Privacy extensions

When a client acquires an address through SLAAC its IPv6 address is derived from the advertised prefix and the MAC address of the network interface of the client. This may raise security concerns as the MAC address of the computer can be easily derived by the IPv6 address. In order to tackle this problem the IPv6 Privacy Extensions standard (RFC 49411) has been developed. With privacy extensions the kernel generates a temporary address that is mangled from the original autoconfigured address. Private addresses are preferred when connecting to a remote server so the original address is hidden.
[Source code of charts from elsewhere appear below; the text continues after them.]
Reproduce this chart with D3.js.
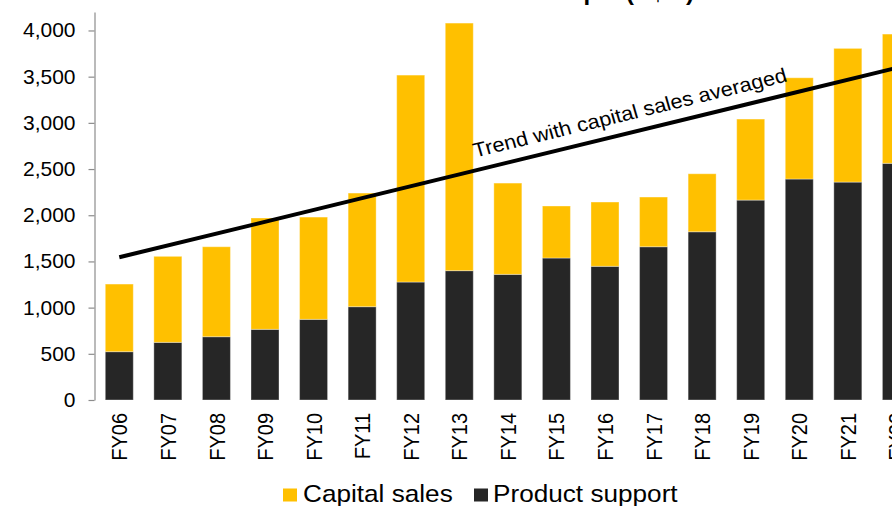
<!DOCTYPE html>
<html>
<head>
<meta charset="utf-8">
<script src="https://cdn.jsdelivr.net/npm/d3@7"></script>
<style>
  html, body { margin: 0; padding: 0; background: #fff; }
  svg { display: block; font-family: "Liberation Sans", Arial, sans-serif; }
</style>
</head>
<body>
<svg id="chart" width="892" height="506"></svg>
<script>
const categories = ["FY06","FY07","FY08","FY09","FY10","FY11","FY12","FY13","FY14","FY15","FY16","FY17","FY18","FY19","FY20","FY21","FY22"];
const productSupport = [523, 624, 685, 765, 873, 1010, 1277, 1400, 1360, 1537, 1447, 1659, 1821, 2164, 2392, 2359, 2562];
const capitalSales   = [732, 931, 974, 1205, 1107, 1230, 2240, 2680, 988, 563, 696, 538, 628, 877, 1096, 1447, 1399];
const trendStart = { cat: "FY06", value: 1545 };
const trendEnd   = { cat: "FY22", value: 3595 };
const yTicks = [0, 500, 1000, 1500, 2000, 2500, 3000, 3500, 4000];
const yMax = 4200;
const seriesNames = ["Capital sales", "Product support"];
const colors = { "Capital sales": "#FFC000", "Product support": "#262626" };
const titleText = "WesTrac revenue split (A$m)";
const trendLabel = "Trend with capital sales averaged";

const svg = d3.select("#chart");
const SX = 1.09; // horizontal glyph stretch seen in the reference

const step = 48.57;
const x = d3.scaleBand()
  .domain(categories)
  .range([95, 95 + categories.length * step])
  .paddingInner(0.4235)
  .paddingOuter(0.4235 / 2);

const y = d3.scaleLinear().domain([0, yMax]).range([400, 12]);

// data rows
const rows = categories.map((c, i) => ({
  cat: c,
  "Product support": productSupport[i],
  "Capital sales": capitalSales[i]
}));
const stack = d3.stack().keys(["Product support", "Capital sales"]);
const stacked = stack(rows);

// title (mostly cropped at top)
svg.append("text")
  .attr("x", 694).attr("y", 0)
  .attr("text-anchor", "end")
  .attr("font-size", 22).attr("font-weight", "bold")
  .attr("fill", "#000")
  .attr("transform", `translate(694,0) scale(${SX},1) translate(-694,0)`)
  .text(titleText);

// bars
const g = svg.append("g");
g.selectAll("g.series")
  .data(stacked)
  .join("g")
  .attr("class", "series")
  .attr("fill", d => colors[d.key])
  .selectAll("rect")
  .data(d => d)
  .join("rect")
  .attr("x", d => x(d.data.cat))
  .attr("width", x.bandwidth())
  .attr("y", d => y(d[1]))
  .attr("height", d => y(d[0]) - y(d[1]))
  .attr("stroke", "#ffffff")
  .attr("stroke-opacity", 0.35)
  .attr("stroke-width", 1);

// y axis
const yAxis = d3.axisLeft(y)
  .tickValues(yTicks)
  .tickFormat(d3.format(","))
  .tickSize(6)
  .tickSizeOuter(0)
  .tickPadding(13);
const ya = svg.append("g").attr("transform", "translate(94.5,0)").call(yAxis);
ya.select(".domain").attr("stroke", "#8c8c8c").attr("stroke-width", 1.2);
ya.selectAll(".tick line").attr("stroke", "#8c8c8c").attr("stroke-width", 1.2);
ya.selectAll(".tick text")
  .attr("font-size", 20)
  .attr("font-family", "'Liberation Sans', Arial, sans-serif")
  .attr("fill", "#000")
  .attr("transform", "translate(-19,0) scale(1.05,1) translate(19,0)");

// x labels (rotated)
svg.append("g").selectAll("text")
  .data(categories)
  .join("text")
  .attr("transform", d => `translate(${x(d) + x.bandwidth() / 2},413) scale(1.12,1) rotate(-90)`)
  .attr("text-anchor", "end")
  .attr("dy", "0.36em")
  .attr("font-size", 20)
  .attr("fill", "#000")
  .text(d => d);

// trend line
const cx = c => x(c) + x.bandwidth() / 2;
const tx0 = cx(trendStart.cat), ty0 = y(trendStart.value);
const tx1 = cx(trendEnd.cat), ty1 = y(trendEnd.value);
svg.append("line")
  .attr("x1", tx0).attr("y1", ty0)
  .attr("x2", tx1).attr("y2", ty1)
  .attr("stroke", "#000")
  .attr("stroke-width", 4);

// trend label along the line
const slope = (ty1 - ty0) / (tx1 - tx0);
const lx = cx("FY13") + 16;
const ly = ty0 + slope * (lx - tx0) - 13;
const localAngle = Math.atan(-slope * SX) * 180 / Math.PI;
svg.append("text")
  .attr("transform", `translate(${lx},${ly}) scale(${SX},1) rotate(${-localAngle})`)
  .attr("font-size", 20)
  .attr("fill", "#000")
  .text(trendLabel);

// legend
const legend = svg.append("g");
const legendItems = [
  { name: seriesNames[0], sx: 283, tx: 303 },
  { name: seriesNames[1], sx: 474, tx: 493 }
];
legendItems.forEach(it => {
  legend.append("rect")
    .attr("x", it.sx).attr("y", 488.5)
    .attr("width", 14).attr("height", 13)
    .attr("fill", colors[it.name]);
  legend.append("text")
    .attr("x", it.tx).attr("y", 502)
    .attr("font-size", 24)
    .attr("fill", "#000")
    .attr("transform", `translate(${it.tx},0) scale(${SX},1) translate(${-it.tx},0)`)
    .text(it.name);
});
</script>
</body>
</html>
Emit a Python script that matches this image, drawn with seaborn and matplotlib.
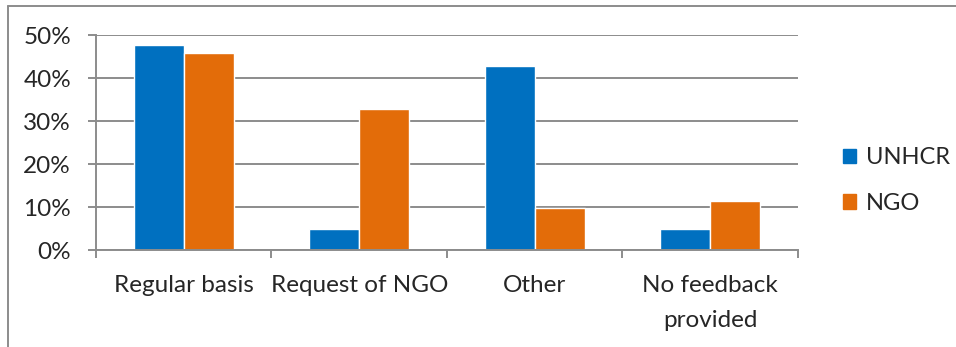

To enable Privacy Extensions reproduce add these lines to /etc/sysctl.d/40-ipv6.conf:

# Enable IPv6 Privacy Extensions
net.ipv6.conf.all.use_tempaddr = 2
net.ipv6.conf.default.use_tempaddr = 2
net.ipv6.conf.nic0.use_tempaddr = 2
...
net.ipv6.conf.nicN.use_tempaddr = 2

Where nic0 to nicN are your Network Interface Cards. The all.use_tempaddr or default.use_tempaddr parameters are not applied to nic’s that already exist when the sysctl settings are executed.

After a reboot, at the latest, Privacy Extensions should be enabled. NetworkManager should automatically enable ipv6.ip6-privacy by reading /proc/sys/net/ipv6/conf/default/use_tempaddr.